On the event-driven, short-term side, he is investing in hedge funds that purchase bank bridge loans and mortgage-backed securities. The yield spreads on these securities are higher than they were in 2000 and 2001.

He is also investing in hedge funds that own residential AAA-rated mortgage-backed paper and corporate real estate loans. These credits are selling at just 45 cents on the dollar today. Smith furthermore has a stake in hedge funds that do direct lending to companies.  

"We haven't seen this kind of opportunity in distressed securities in many years," he says. "It's going to be a longer period of distress than prior cycles, and timing is important. There are some bright spots that could be very profitable."

Richard Wilson, analyst with the Hedge Fund Group in New York, said some hedge funds with large cash positions are buying distressed assets. And a number of hedge funds have consulted turnaround or workout specialists to help evaluate potential investments.

But he cautions that these funds are high risk. Plus, he adds, it may be difficult for investors to get information on hedge funds buying distressed assets because many billion-dollar-plus-size hedge funds prefer to keep their investing strategies confidential.

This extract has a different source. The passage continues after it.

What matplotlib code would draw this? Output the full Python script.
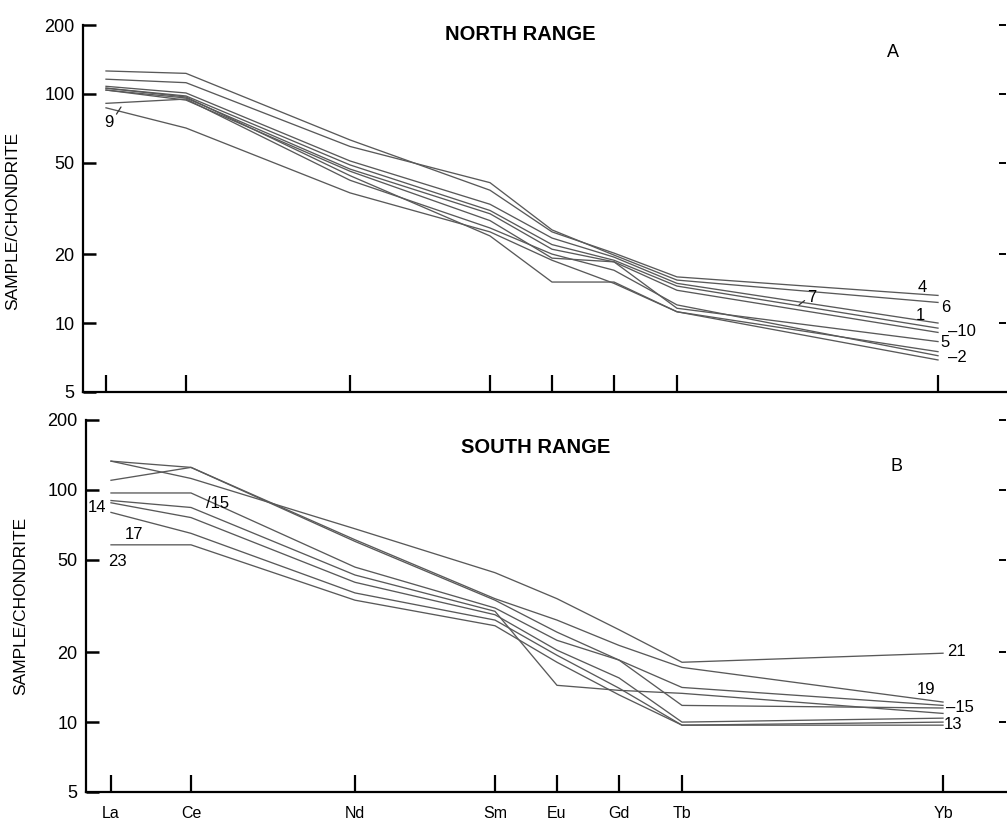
import matplotlib
matplotlib.use("Agg")
import matplotlib.pyplot as plt
from matplotlib.ticker import FixedLocator, FixedFormatter, NullLocator

plt.rcParams['font.family'] = ['Liberation Sans', 'DejaVu Sans']

# REE on the x axis, uneven spacing as in the original diagram
elements = ["La", "Ce", "Nd", "Sm", "Eu", "Gd", "Tb", "Yb"]
ree_pos = [0, 80, 244, 384, 446, 508, 571, 832]

yticks = [5, 10, 20, 50, 100, 200]

# North Range, sample/chondrite
n4  = [126, 123, 63, 38, 25.0, 20.2, 15.9, 13.2]
n6  = [116, 112, 59, 41, 25.5, 19.8, 15.4, 12.3]
n1  = [108, 101, 51, 33, 23.5, 19.4, 14.9, 10.0]
n7  = [106, 98, 49, 31, 22.0, 18.8, 14.5, 9.5]
n10 = [104, 96, 47, 30, 21.0, 18.5, 13.9, 9.1]
n5  = [104, 94, 46, 28, 19.2, 18.5, 11.6, 8.3]
n2  = [106, 97, 44, 24, 15.1, 15.1, 11.2, 7.5]
n3  = [91, 95, 42, 26, 20.0, 17.0, 12.0, 7.2]
n9  = [87, 71, 37, 25, 18.8, 14.9, 11.2, 6.9]
north = [n4, n6, n1, n7, n10, n5, n2, n3, n9]

# South Range, sample/chondrite
s21 = [133, 112, 68, 44, 34.0, 25.0, 18.1, 19.8]
s19 = [133, 125, 61, 34, 27.5, 21.4, 17.2, 12.2]
s_a = [110, 125, 60, 33.5, 24.4, 18.5, 14.1, 11.8]
s15 = [97, 97, 46.5, 31, 22.5, 18.5, 11.8, 11.5]
s14 = [90, 84, 43, 30, 14.4, 13.7, 13.3, 10.9]
s_b = [88, 76, 40, 29, 20.4, 15.5, 10.0, 10.4]
s17 = [80, 65, 36, 27.5, 19.4, 14.0, 9.7, 10.0]
s23 = [58, 58, 33.5, 26, 18.1, 13.1, 9.7, 9.7]
south = [s21, s19, s_a, s15, s14, s_b, s17, s23]

# sample number labels: text, (x, y) in data units
north_labels = [("4", 816, 14.3), ("6", 840, 11.7), ("1", 814, 10.8),
                ("\u201310", 856, 9.2), ("5", 839, 8.2), ("\u20132", 851, 7.1)]
south_labels = [("14", -14, 84), ("17", 23, 64.5), ("23", 6, 49.3),
                ("/15", 107, 87), ("21", 845, 20.2), ("19", 815, 13.8),
                ("\u201315", 849, 11.6), ("13", 842, 9.8)]

W, H = 1007, 819
fig = plt.figure(figsize=(W / 100, H / 100), dpi=100)
ax1 = fig.add_axes([83 / W, 1 - 392 / H, (1006 - 83) / W, (392 - 25) / H])
ax2 = fig.add_axes([86 / W, 1 - 792 / H, (1006 - 86) / W, (792 - 420) / H])

line_kw = dict(color="0.35", lw=0.95)
for ax, data, xl in [(ax1, north, (-23, 900)), (ax2, south, (-25, 895))]:
    for ys in data:
        ax.plot(ree_pos, ys, **line_kw)
    ax.set_yscale("log")
    ax.set_ylim(5, 200)
    ax.set_xlim(*xl)
    ax.yaxis.set_major_locator(FixedLocator(yticks))
    ax.yaxis.set_major_formatter(FixedFormatter([str(t) for t in yticks]))
    ax.yaxis.set_minor_locator(NullLocator())
    ax.xaxis.set_major_locator(FixedLocator(ree_pos))
    ax.spines["top"].set_visible(False)
    ax.spines["right"].set_visible(False)
    for s in ("left", "bottom"):
        ax.spines[s].set_linewidth(1.6)
    ax.tick_params(axis="y", which="major", direction="in", length=9, width=1.8,
                   labelsize=13, pad=6, right=True)
    ax.tick_params(axis="x", which="major", direction="in", length=12, width=1.6,
                   labelsize=11.5, pad=10)
    ax.set_ylabel("SAMPLE/CHONDRITE", fontsize=12.5)

ax1.tick_params(axis="x", labelbottom=False)
ax2.set_xticklabels(elements)
ax1.yaxis.set_label_coords(-0.068, 0.466)
ax2.yaxis.set_label_coords(-0.063, 0.50)

# short right-hand ticks (tick marks only)
for ax in (ax1, ax2):
    for t in ax.yaxis.get_major_ticks():
        t.tick2line.set_markersize(5)
        t.tick2line.set_markeredgewidth(1.4)

ax1.text(0.4735, 0.973, "NORTH RANGE", transform=ax1.transAxes, fontsize=14.5,
         fontweight="bold", ha="center", va="center")
ax1.text(0.8776, 0.926, "A", transform=ax1.transAxes, fontsize=13,
         ha="center", va="center")
ax2.text(0.489, 0.927, "SOUTH RANGE", transform=ax2.transAxes, fontsize=14.5,
         fontweight="bold", ha="center", va="center")
ax2.text(0.8815, 0.874, "B", transform=ax2.transAxes, fontsize=13,
         ha="center", va="center")

for txt, x, y in north_labels:
    ax1.text(x, y, txt, fontsize=12, ha="center", va="center")
for txt, x, y in south_labels:
    ax2.text(x, y, txt, fontsize=12, ha="center", va="center")

lead = dict(arrowstyle="-", lw=0.9, color="0.2", shrinkA=0, shrinkB=0)
ax1.annotate("9", xy=(15, 87.7), xytext=(3, 74.7), fontsize=12, ha="center",
             va="center", arrowprops=dict(lead, relpos=(1.0, 0.8)))
ax1.annotate("7", xy=(693, 12.0), xytext=(706, 12.9), fontsize=12, ha="center",
             va="center", arrowprops=dict(lead, relpos=(0.0, 0.45)))

fig.savefig("out.png", dpi=100)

"There are many hedge funds investing in distressed assets," Wilson says. "There are hedge fund startups investing in pools of residential mortgages, medium-sized hedge funds investing in distressed commercial real estate financing projects and many large funds positioning themselves within the financial sector to hold a large swatch of undervalued assets once the bear market ends. The trick is knowing where the real bottom is so you are not caught under a falling knife in the market."  

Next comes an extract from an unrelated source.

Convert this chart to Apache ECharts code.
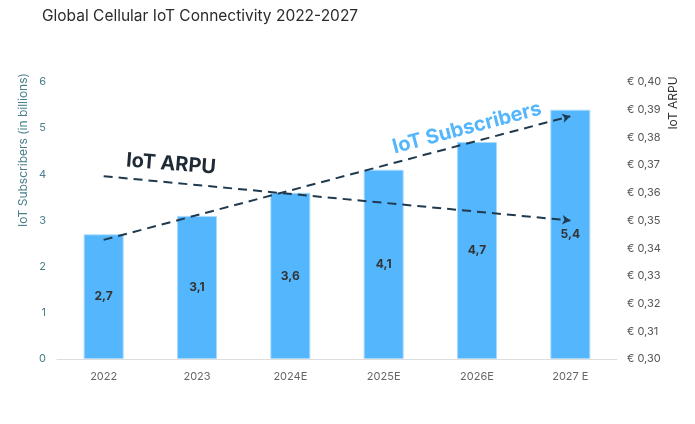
<!DOCTYPE html>
<html><head><meta charset="utf-8">
<script src="https://cdn.jsdelivr.net/npm/echarts@6/dist/echarts.min.js"></script>
<style>html,body{margin:0;padding:0;background:#fff}#c{width:695px;height:424px}</style>
</head><body><div id="c"></div>
<script>
const categories = ['2022', '2023', '2024E', '2025E', '2026E', '2027 E'];
const subscribers = [2.7, 3.1, 3.6, 4.1, 4.7, 5.4];
// trend arrows: value at first category and at last category
const subsTrend = [2.58, 5.26];
const arpuTrend = [0.366, 0.350];
const leftTicks = [0, 1, 2, 3, 4, 5, 6];
const rightTicks = ['€ 0,30', '€ 0,31', '€ 0,32', '€ 0,33', '€ 0,34', '€ 0,35', '€ 0,36', '€ 0,37', '€ 0,38', '€ 0,39', '€ 0,40'];

const FONT = 'Inter, "Noto Sans", sans-serif';
const chart = echarts.init(document.getElementById('c'), null, {renderer: 'canvas'});
const trendStyle = {color: '#1f3a4e', width: 2, type: [9, 6]};
const last = categories.length - 1;

chart.setOption({
  animation: false,
  backgroundColor: '#fff',
  textStyle: {fontFamily: FONT},
  title: {
    text: 'Global Cellular IoT Connectivity 2022-2027',
    left: 37, top: 3,
    textStyle: {fontFamily: FONT, fontSize: 15.5, fontWeight: 'normal', color: '#2b2b2b'}
  },
  grid: {left: 57, right: 78, top: 82, bottom: 65},
  xAxis: {
    type: 'category', data: categories,
    axisLine: {lineStyle: {color: '#dddddd', width: 1}},
    axisTick: {show: false},
    axisLabel: {color: '#666', fontSize: 11, margin: 12, fontFamily: FONT}
  },
  yAxis: [{
    type: 'value', min: 0, max: 6, interval: 1,
    splitLine: {show: false}, axisLine: {show: false}, axisTick: {show: false},
    axisLabel: {color: '#4a7f8c', fontSize: 11, margin: 11, fontFamily: FONT,
      formatter: v => String(leftTicks[Math.round(v)])}
  }, {
    type: 'value', min: 0.30, max: 0.40, interval: 0.01,
    splitLine: {show: false}, axisLine: {show: false}, axisTick: {show: false},
    axisLabel: {color: '#555', fontSize: 11, margin: 10, fontFamily: FONT,
      formatter: v => rightTicks[Math.round((v - 0.30) * 100)]}
  }],
  series: [{
    type: 'bar', name: 'IoT Subscribers', data: subscribers, barWidth: 40,
    itemStyle: {color: '#54b6fd', borderColor: '#a9dafc', borderWidth: 1},
    label: {show: true, position: 'inside', color: '#333', fontWeight: 'bold', fontSize: 12,
      fontFamily: FONT, formatter: p => String(p.value).replace('.', ',')},
    silent: true,
    markLine: {
      silent: true, symbol: ['none', 'arrow'], symbolSize: [7, 8],
      label: {show: false}, lineStyle: trendStyle,
      data: [[{coord: [0, subsTrend[0]]}, {coord: [last, subsTrend[1]]}]]
    }
  }, {
    type: 'line', name: 'IoT ARPU', yAxisIndex: 1,
    data: [arpuTrend[0], null, null, null, null, arpuTrend[1]],
    showSymbol: false, lineStyle: {opacity: 0}, silent: true,
    markLine: {
      silent: true, symbol: ['none', 'arrow'], symbolSize: [7, 8],
      label: {show: false}, lineStyle: trendStyle,
      data: [[{coord: [0, arpuTrend[0]]}, {coord: [last, arpuTrend[1]]}]]
    }
  }],
  graphic: [{
    type: 'text', x: 23, y: 150, rotation: Math.PI / 2,
    style: {text: 'IoT Subscribers (in billions)', fill: '#4a7f8c', font: '12px ' + FONT,
      textAlign: 'center', textVerticalAlign: 'middle'}
  }, {
    type: 'text', x: 673, y: 103, rotation: Math.PI / 2,
    style: {text: 'IoT ARPU', fill: '#333', font: '12px ' + FONT,
      textAlign: 'center', textVerticalAlign: 'middle'}
  }, {
    type: 'text', x: 171, y: 164, rotation: -0.08,
    style: {text: 'IoT ARPU', fill: '#1e2a36', font: 'bold 20px ' + FONT,
      textAlign: 'center', textVerticalAlign: 'middle'}
  }, {
    type: 'text', x: 467, y: 128, rotation: 0.26,
    style: {text: 'IoT Subscribers', fill: '#54b6fd', font: 'bold 20px ' + FONT,
      textAlign: 'center', textVerticalAlign: 'middle'}
  }]
});
</script></body></html>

A couple of large, well-known hedge funds engaged in distressed asset investing are Avenue Capital Group, New York, and the Spinnaker Capital Group, located in London and Boston. Avenue Capital uses a combination of distressed/stress acquisitions and highly structured debt investments to generate returns. The Spinnaker Capital Group buys assets that are severely distressed to the issuer, but not because of general market conditions. The fund aims to buy low-cost assets that have a reason to rise based on their clear future value in the longer term.

On the private equity side, Bain Capital, Boston, a leveraged buyout firm, wants to buy troubled financial companies and distressed mortgage-backed securities that otherwise would have been paid for by taxpayers. Bain plans to overhaul the companies, then resell or take the firms public.

On the investment company side, there are several open-end mutual funds snapping up distressed company stocks as well as debt.  
Martin Whitman, portfolio manager of the Third Avenue Value Fund, has about $315 million invested in distressed bonds. These include GMAC senior unsecured notes maturing in three years, MBIA surplus notes and Forest City unsecured notes. These yield over 20%.

They are distressed, but paying interest. He expects the workout value on the notes to be about 70 to 90 cents on the dollar. 
"The odds strongly favor that each security will remain performing until maturity call," he says.